WHAT IS EXPECTED: Exclude the pictures and reproduce the remaining data exactly as written.

INFORMATION SUPPLIED:
+++
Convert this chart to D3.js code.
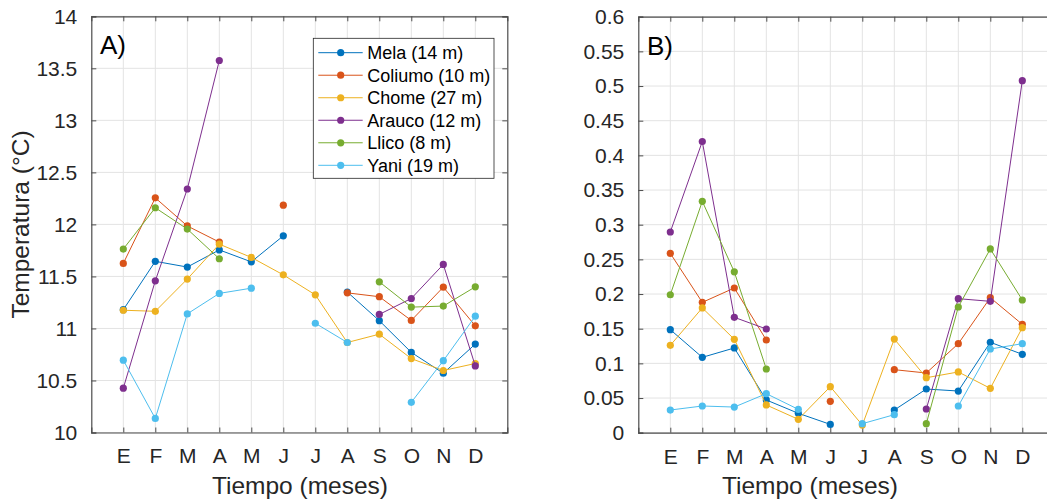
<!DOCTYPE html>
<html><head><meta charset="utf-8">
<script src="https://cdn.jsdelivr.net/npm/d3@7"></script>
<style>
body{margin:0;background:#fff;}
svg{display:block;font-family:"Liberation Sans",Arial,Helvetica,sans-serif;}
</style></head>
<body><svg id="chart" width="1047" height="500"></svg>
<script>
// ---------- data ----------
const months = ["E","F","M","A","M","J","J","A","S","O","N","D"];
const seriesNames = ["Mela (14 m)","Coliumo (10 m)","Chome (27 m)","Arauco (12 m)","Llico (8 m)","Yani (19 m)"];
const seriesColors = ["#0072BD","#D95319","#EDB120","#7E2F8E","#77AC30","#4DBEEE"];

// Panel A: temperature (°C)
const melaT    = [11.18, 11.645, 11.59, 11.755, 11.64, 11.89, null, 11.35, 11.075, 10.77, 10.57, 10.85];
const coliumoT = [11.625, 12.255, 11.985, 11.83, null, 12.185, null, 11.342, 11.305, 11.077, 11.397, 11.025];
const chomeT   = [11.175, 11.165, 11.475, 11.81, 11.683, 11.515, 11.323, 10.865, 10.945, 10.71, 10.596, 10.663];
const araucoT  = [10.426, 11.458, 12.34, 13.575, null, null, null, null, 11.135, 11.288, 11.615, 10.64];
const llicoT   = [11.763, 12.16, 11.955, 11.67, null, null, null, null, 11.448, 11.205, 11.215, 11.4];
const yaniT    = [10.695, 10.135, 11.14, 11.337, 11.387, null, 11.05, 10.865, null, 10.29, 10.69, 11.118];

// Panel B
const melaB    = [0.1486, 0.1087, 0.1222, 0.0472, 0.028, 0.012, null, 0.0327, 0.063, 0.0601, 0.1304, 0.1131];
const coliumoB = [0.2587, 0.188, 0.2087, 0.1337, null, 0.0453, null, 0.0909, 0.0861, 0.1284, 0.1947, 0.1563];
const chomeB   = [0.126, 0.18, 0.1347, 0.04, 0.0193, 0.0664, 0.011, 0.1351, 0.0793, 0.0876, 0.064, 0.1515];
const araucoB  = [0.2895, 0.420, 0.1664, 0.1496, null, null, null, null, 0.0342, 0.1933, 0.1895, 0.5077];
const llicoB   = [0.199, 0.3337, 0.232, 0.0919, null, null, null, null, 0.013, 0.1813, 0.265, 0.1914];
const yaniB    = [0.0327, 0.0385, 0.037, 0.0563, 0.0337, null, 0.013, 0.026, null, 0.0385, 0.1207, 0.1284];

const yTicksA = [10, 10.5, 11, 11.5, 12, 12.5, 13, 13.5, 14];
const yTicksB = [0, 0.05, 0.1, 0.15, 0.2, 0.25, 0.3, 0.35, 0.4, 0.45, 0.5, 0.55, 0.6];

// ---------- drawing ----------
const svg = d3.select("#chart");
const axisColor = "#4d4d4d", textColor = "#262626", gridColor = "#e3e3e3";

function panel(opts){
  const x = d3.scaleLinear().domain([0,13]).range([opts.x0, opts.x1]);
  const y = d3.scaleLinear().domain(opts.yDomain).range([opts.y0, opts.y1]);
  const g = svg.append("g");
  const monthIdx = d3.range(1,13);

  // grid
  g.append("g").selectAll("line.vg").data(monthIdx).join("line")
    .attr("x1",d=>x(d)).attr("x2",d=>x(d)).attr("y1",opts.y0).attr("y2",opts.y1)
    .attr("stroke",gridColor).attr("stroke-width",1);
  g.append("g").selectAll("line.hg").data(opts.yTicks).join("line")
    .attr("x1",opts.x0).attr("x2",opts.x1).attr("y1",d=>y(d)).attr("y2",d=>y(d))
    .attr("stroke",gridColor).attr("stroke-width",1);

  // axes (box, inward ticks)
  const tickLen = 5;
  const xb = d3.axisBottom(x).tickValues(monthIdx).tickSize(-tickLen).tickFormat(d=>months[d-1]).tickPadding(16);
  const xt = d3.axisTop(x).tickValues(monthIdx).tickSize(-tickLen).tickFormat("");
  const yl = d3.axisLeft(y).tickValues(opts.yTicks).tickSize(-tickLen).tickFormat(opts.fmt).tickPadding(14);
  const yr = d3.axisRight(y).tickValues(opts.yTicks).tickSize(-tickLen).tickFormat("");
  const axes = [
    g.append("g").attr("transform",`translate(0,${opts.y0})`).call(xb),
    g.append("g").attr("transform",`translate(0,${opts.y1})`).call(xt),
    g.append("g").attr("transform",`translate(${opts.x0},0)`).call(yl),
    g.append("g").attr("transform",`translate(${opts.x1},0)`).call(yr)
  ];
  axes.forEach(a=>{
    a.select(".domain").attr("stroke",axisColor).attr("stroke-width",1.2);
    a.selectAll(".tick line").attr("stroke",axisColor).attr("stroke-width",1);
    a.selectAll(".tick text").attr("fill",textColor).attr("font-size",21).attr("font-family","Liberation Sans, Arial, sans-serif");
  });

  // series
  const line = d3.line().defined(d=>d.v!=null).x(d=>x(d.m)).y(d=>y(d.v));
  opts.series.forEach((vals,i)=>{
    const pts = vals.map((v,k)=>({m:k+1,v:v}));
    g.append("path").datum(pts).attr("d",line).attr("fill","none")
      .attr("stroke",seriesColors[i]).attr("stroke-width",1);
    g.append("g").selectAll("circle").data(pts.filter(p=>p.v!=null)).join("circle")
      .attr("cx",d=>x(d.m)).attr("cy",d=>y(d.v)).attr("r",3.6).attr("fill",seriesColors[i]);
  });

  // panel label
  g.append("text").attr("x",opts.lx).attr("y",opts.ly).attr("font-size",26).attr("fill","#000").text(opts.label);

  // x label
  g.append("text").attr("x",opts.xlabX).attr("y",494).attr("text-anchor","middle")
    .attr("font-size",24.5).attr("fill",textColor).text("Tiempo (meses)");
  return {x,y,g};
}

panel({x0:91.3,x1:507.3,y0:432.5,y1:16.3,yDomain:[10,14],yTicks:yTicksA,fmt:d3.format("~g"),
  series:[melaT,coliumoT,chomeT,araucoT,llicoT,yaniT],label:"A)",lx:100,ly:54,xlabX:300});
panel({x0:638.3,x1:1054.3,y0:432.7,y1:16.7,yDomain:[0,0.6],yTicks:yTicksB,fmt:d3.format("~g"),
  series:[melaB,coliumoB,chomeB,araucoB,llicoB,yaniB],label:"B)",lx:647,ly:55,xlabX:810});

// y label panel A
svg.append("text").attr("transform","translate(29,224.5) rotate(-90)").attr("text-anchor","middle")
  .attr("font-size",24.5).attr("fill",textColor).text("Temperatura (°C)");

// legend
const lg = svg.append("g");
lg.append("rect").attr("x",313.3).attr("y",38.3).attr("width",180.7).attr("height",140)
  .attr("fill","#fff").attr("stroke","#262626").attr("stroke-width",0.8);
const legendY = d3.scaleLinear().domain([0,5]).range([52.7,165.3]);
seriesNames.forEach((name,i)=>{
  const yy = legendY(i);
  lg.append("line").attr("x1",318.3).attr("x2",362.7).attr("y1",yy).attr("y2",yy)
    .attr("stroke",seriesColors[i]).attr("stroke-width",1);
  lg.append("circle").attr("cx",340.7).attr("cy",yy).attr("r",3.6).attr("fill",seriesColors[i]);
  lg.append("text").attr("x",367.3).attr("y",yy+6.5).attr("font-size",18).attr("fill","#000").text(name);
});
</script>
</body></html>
+++
EXPECTED OUTPUT:
Convert this chart to D3.js code.
<!DOCTYPE html>
<html><head><meta charset="utf-8">
<script src="https://cdn.jsdelivr.net/npm/d3@7"></script>
<style>
body{margin:0;background:#fff;}
svg{display:block;font-family:"Liberation Sans",Arial,Helvetica,sans-serif;}
</style></head>
<body><svg id="chart" width="1047" height="500"></svg>
<script>
// ---------- data ----------
const months = ["E","F","M","A","M","J","J","A","S","O","N","D"];
const seriesNames = ["Mela (14 m)","Coliumo (10 m)","Chome (27 m)","Arauco (12 m)","Llico (8 m)","Yani (19 m)"];
const seriesColors = ["#0072BD","#D95319","#EDB120","#7E2F8E","#77AC30","#4DBEEE"];

// Panel A: temperature (°C)
const melaT    = [11.18, 11.645, 11.59, 11.755, 11.64, 11.89, null, 11.35, 11.075, 10.77, 10.57, 10.85];
const coliumoT = [11.625, 12.255, 11.985, 11.83, null, 12.185, null, 11.342, 11.305, 11.077, 11.397, 11.025];
const chomeT   = [11.175, 11.165, 11.475, 11.81, 11.683, 11.515, 11.323, 10.865, 10.945, 10.71, 10.596, 10.663];
const araucoT  = [10.426, 11.458, 12.34, 13.575, null, null, null, null, 11.135, 11.288, 11.615, 10.64];
const llicoT   = [11.763, 12.16, 11.955, 11.67, null, null, null, null, 11.448, 11.205, 11.215, 11.4];
const yaniT    = [10.695, 10.135, 11.14, 11.337, 11.387, null, 11.05, 10.865, null, 10.29, 10.69, 11.118];

// Panel B
const melaB    = [0.1486, 0.1087, 0.1222, 0.0472, 0.028, 0.012, null, 0.0327, 0.063, 0.0601, 0.1304, 0.1131];
const coliumoB = [0.2587, 0.188, 0.2087, 0.1337, null, 0.0453, null, 0.0909, 0.0861, 0.1284, 0.1947, 0.1563];
const chomeB   = [0.126, 0.18, 0.1347, 0.04, 0.0193, 0.0664, 0.011, 0.1351, 0.0793, 0.0876, 0.064, 0.1515];
const araucoB  = [0.2895, 0.420, 0.1664, 0.1496, null, null, null, null, 0.0342, 0.1933, 0.1895, 0.5077];
const llicoB   = [0.199, 0.3337, 0.232, 0.0919, null, null, null, null, 0.013, 0.1813, 0.265, 0.1914];
const yaniB    = [0.0327, 0.0385, 0.037, 0.0563, 0.0337, null, 0.013, 0.026, null, 0.0385, 0.1207, 0.1284];

const yTicksA = [10, 10.5, 11, 11.5, 12, 12.5, 13, 13.5, 14];
const yTicksB = [0, 0.05, 0.1, 0.15, 0.2, 0.25, 0.3, 0.35, 0.4, 0.45, 0.5, 0.55, 0.6];

// ---------- drawing ----------
const svg = d3.select("#chart");
const axisColor = "#4d4d4d", textColor = "#262626", gridColor = "#e3e3e3";

function panel(opts){
  const x = d3.scaleLinear().domain([0,13]).range([opts.x0, opts.x1]);
  const y = d3.scaleLinear().domain(opts.yDomain).range([opts.y0, opts.y1]);
  const g = svg.append("g");
  const monthIdx = d3.range(1,13);

  // grid
  g.append("g").selectAll("line.vg").data(monthIdx).join("line")
    .attr("x1",d=>x(d)).attr("x2",d=>x(d)).attr("y1",opts.y0).attr("y2",opts.y1)
    .attr("stroke",gridColor).attr("stroke-width",1);
  g.append("g").selectAll("line.hg").data(opts.yTicks).join("line")
    .attr("x1",opts.x0).attr("x2",opts.x1).attr("y1",d=>y(d)).attr("y2",d=>y(d))
    .attr("stroke",gridColor).attr("stroke-width",1);

  // axes (box, inward ticks)
  const tickLen = 5;
  const xb = d3.axisBottom(x).tickValues(monthIdx).tickSize(-tickLen).tickFormat(d=>months[d-1]).tickPadding(16);
  const xt = d3.axisTop(x).tickValues(monthIdx).tickSize(-tickLen).tickFormat("");
  const yl = d3.axisLeft(y).tickValues(opts.yTicks).tickSize(-tickLen).tickFormat(opts.fmt).tickPadding(14);
  const yr = d3.axisRight(y).tickValues(opts.yTicks).tickSize(-tickLen).tickFormat("");
  const axes = [
    g.append("g").attr("transform",`translate(0,${opts.y0})`).call(xb),
    g.append("g").attr("transform",`translate(0,${opts.y1})`).call(xt),
    g.append("g").attr("transform",`translate(${opts.x0},0)`).call(yl),
    g.append("g").attr("transform",`translate(${opts.x1},0)`).call(yr)
  ];
  axes.forEach(a=>{
    a.select(".domain").attr("stroke",axisColor).attr("stroke-width",1.2);
    a.selectAll(".tick line").attr("stroke",axisColor).attr("stroke-width",1);
    a.selectAll(".tick text").attr("fill",textColor).attr("font-size",21).attr("font-family","Liberation Sans, Arial, sans-serif");
  });

  // series
  const line = d3.line().defined(d=>d.v!=null).x(d=>x(d.m)).y(d=>y(d.v));
  opts.series.forEach((vals,i)=>{
    const pts = vals.map((v,k)=>({m:k+1,v:v}));
    g.append("path").datum(pts).attr("d",line).attr("fill","none")
      .attr("stroke",seriesColors[i]).attr("stroke-width",1);
    g.append("g").selectAll("circle").data(pts.filter(p=>p.v!=null)).join("circle")
      .attr("cx",d=>x(d.m)).attr("cy",d=>y(d.v)).attr("r",3.6).attr("fill",seriesColors[i]);
  });

  // panel label
  g.append("text").attr("x",opts.lx).attr("y",opts.ly).attr("font-size",26).attr("fill","#000").text(opts.label);

  // x label
  g.append("text").attr("x",opts.xlabX).attr("y",494).attr("text-anchor","middle")
    .attr("font-size",24.5).attr("fill",textColor).text("Tiempo (meses)");
  return {x,y,g};
}

panel({x0:91.3,x1:507.3,y0:432.5,y1:16.3,yDomain:[10,14],yTicks:yTicksA,fmt:d3.format("~g"),
  series:[melaT,coliumoT,chomeT,araucoT,llicoT,yaniT],label:"A)",lx:100,ly:54,xlabX:300});
panel({x0:638.3,x1:1054.3,y0:432.7,y1:16.7,yDomain:[0,0.6],yTicks:yTicksB,fmt:d3.format("~g"),
  series:[melaB,coliumoB,chomeB,araucoB,llicoB,yaniB],label:"B)",lx:647,ly:55,xlabX:810});

// y label panel A
svg.append("text").attr("transform","translate(29,224.5) rotate(-90)").attr("text-anchor","middle")
  .attr("font-size",24.5).attr("fill",textColor).text("Temperatura (°C)");

// legend
const lg = svg.append("g");
lg.append("rect").attr("x",313.3).attr("y",38.3).attr("width",180.7).attr("height",140)
  .attr("fill","#fff").attr("stroke","#262626").attr("stroke-width",0.8);
const legendY = d3.scaleLinear().domain([0,5]).range([52.7,165.3]);
seriesNames.forEach((name,i)=>{
  const yy = legendY(i);
  lg.append("line").attr("x1",318.3).attr("x2",362.7).attr("y1",yy).attr("y2",yy)
    .attr("stroke",seriesColors[i]).attr("stroke-width",1);
  lg.append("circle").attr("cx",340.7).attr("cy",yy).attr("r",3.6).attr("fill",seriesColors[i]);
  lg.append("text").attr("x",367.3).attr("y",yy+6.5).attr("font-size",18).attr("fill","#000").text(name);
});
</script>
</body></html>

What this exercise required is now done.